Friday, April 13, 2007

Into the Labyrinths

One of my favorite writers, William Gibson (the man who coined the word "cyberspace"), has a new novel coming out soon, but in the meantime he's using his blog to tease fans with lots of juxtapositions that achieve his artistic goal of showing how "reality" is actually as whacked-out
as any science fiction or fantasy novel. Here, he pits a scholar's take on Karl Rove's incredible, insane interest in the G.W. Bush library against Borges, with the Argentian's vision being the far less lunatic and frightening.

The Bush Library Blog

The Bush people, they told me, have been scoping out research facilities, taking a look at how institutions try to set themselves up to house both archival records open to a wide range of researchers and provide a productive working environment for fellows. The person leading this effort was nobody other than Karl Rove. . . . Rove is personally going around to these libraries, meeting with their directors and checking out their facilities. According to one colleague, he seems to know exactly what the square footage of the building will be and where it will be located on campus. . . . The Bush administration's continued political collapse... makes the library-museum-institute complex all the more valuable to the Bush people: especially after the crushing defeat in the last Congressional election, the complex may be all that they will have left to leverage to secure their place in history.
Jorge Luis Borges:
It was two years since I had discovered, in a volume of a pirated encyclopaedia, a brief description of a false country; now, chance was showing me something much more valuable, something to be reckoned with.

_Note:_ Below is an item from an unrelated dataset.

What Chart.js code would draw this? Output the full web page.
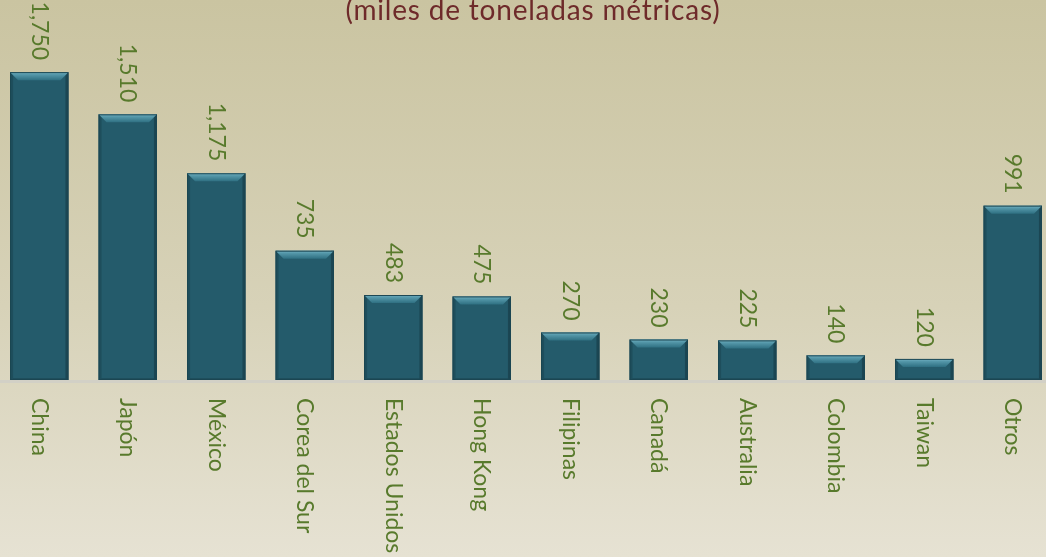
<!DOCTYPE html>
<html>
<head>
<meta charset="utf-8">
<script src="https://cdn.jsdelivr.net/npm/chart.js@4"></script>
<style>
  html, body {
    margin: 0;
    padding: 0;
    width: 1046px;
    height: 557px;
    overflow: hidden;
    background: linear-gradient(#cac4a1 0%, #d7d2b8 55%, #e6e2d3 100%);
  }
  #wrap {
    position: absolute;
    left: -5px;
    top: 0;
    width: 1062px;
    height: 557px;
  }
</style>
</head>
<body>
<div id="wrap"><canvas id="myChart" width="1062" height="557"></canvas></div>
<script>
const countries = ['China', 'Japón', 'México', 'Corea del Sur', 'Estados Unidos', 'Hong Kong',
  'Filipinas', 'Canadá', 'Australia', 'Colombia', 'Taiwan', 'Otros'];
const tonnes = [1750, 1510, 1175, 735, 483, 475, 270, 230, 225, 140, 120, 991];
const subtitle = '(miles de toneladas métricas)';

const labelGreen = '#587a2c';
const fontName = 'Lato, "Open Sans", sans-serif';

// bevelled bars, rotated value labels and category labels
const decorate = {
  id: 'decorate',
  beforeDatasetsDraw(chart) {
    const { ctx, chartArea } = chart;
    ctx.save();
    ctx.fillStyle = '#d2d0c6';
    ctx.fillRect(chartArea.left, chartArea.bottom, chartArea.right - chartArea.left, 3);
    ctx.restore();
  },
  afterDatasetsDraw(chart) {
    const { ctx, chartArea } = chart;
    const meta = chart.getDatasetMeta(0);
    ctx.save();
    meta.data.forEach((bar, i) => {
      const l = bar.x - bar.width / 2;
      const r = bar.x + bar.width / 2;
      const t = bar.y;
      const b = bar.base;
      const bv = Math.min(8, (b - t) / 2);
      const sw = 3;

      // side edges
      ctx.fillStyle = 'rgba(18,50,60,0.5)';
      ctx.fillRect(r - sw, t, sw, b - t);
      ctx.fillStyle = 'rgba(18,50,60,0.3)';
      ctx.fillRect(l, t, sw, b - t);
      ctx.fillRect(l + sw, b - 2, r - l - 2 * sw, 2);

      // top bevel
      const g = ctx.createLinearGradient(0, t, 0, t + bv);
      g.addColorStop(0, '#78b6c7');
      g.addColorStop(0.3, '#5598aa');
      g.addColorStop(1, '#2f7082');
      ctx.fillStyle = g;
      ctx.beginPath();
      ctx.moveTo(l, t);
      ctx.lineTo(r, t);
      ctx.lineTo(r - bv, t + bv);
      ctx.lineTo(l + bv, t + bv);
      ctx.closePath();
      ctx.fill();

      // outline
      ctx.strokeStyle = '#1b4652';
      ctx.lineWidth = 1;
      ctx.strokeRect(l + 0.5, t + 0.5, r - l - 1, b - t - 1);

      // value label
      ctx.fillStyle = labelGreen;
      ctx.font = '23px ' + fontName;
      ctx.save();
      ctx.translate(bar.x, t - 12);
      ctx.rotate(Math.PI / 2);
      ctx.textAlign = 'right';
      ctx.textBaseline = 'middle';
      ctx.fillText(tonnes[i].toLocaleString('en-US'), 0, 0);
      ctx.restore();

      // category label
      ctx.save();
      ctx.translate(bar.x, chartArea.bottom + 18);
      ctx.rotate(Math.PI / 2);
      ctx.textAlign = 'left';
      ctx.textBaseline = 'middle';
      ctx.fillText(countries[i], 0, 0);
      ctx.restore();
    });

    // subtitle, partly cut at the top
    ctx.fillStyle = '#6e2a2a';
    ctx.font = '28px ' + fontName;
    ctx.letterSpacing = '0.8px';
    ctx.textAlign = 'center';
    ctx.textBaseline = 'alphabetic';
    ctx.fillText(subtitle, (chartArea.left + chartArea.right) / 2 + 7, 20);
    ctx.restore();
  }
};

const main = () => {
  const ctx = document.getElementById('myChart').getContext('2d');
  const config = {
    type: 'bar',
    data: {
      labels: countries,
      datasets: [
        {
          label: 'miles de toneladas',
          data: tonnes,
          backgroundColor: '#245b6b',
          borderWidth: 0,
          categoryPercentage: 1,
          barPercentage: 0.66,
        },
      ],
    },
    options: {
      responsive: false,
      animation: false,
      layout: {
        padding: { top: 0, bottom: 177, left: 0, right: 0 },
      },
      plugins: {
        legend: { display: false },
        title: { display: false },
        tooltip: { enabled: false },
      },
      scales: {
        x: { display: false },
        y: { display: false, min: 0, max: 2160 },
      },
    },
    plugins: [decorate],
  };
  const myChart = new Chart(ctx, config);
};

main();
</script>
</body>
</html>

Now, I had in my hands a substantial fragment of the complete history of an unknown planet, with its architecture and its playing cards, its mythological terrors and the sound of its dialects, its emperors and its oceans, its minerals, its birds, and its fishes, its algebra and its fire, its theological and metaphysical arguments, all clearly stated, coherent, without any apparent dogmatic intention or parodic undertone.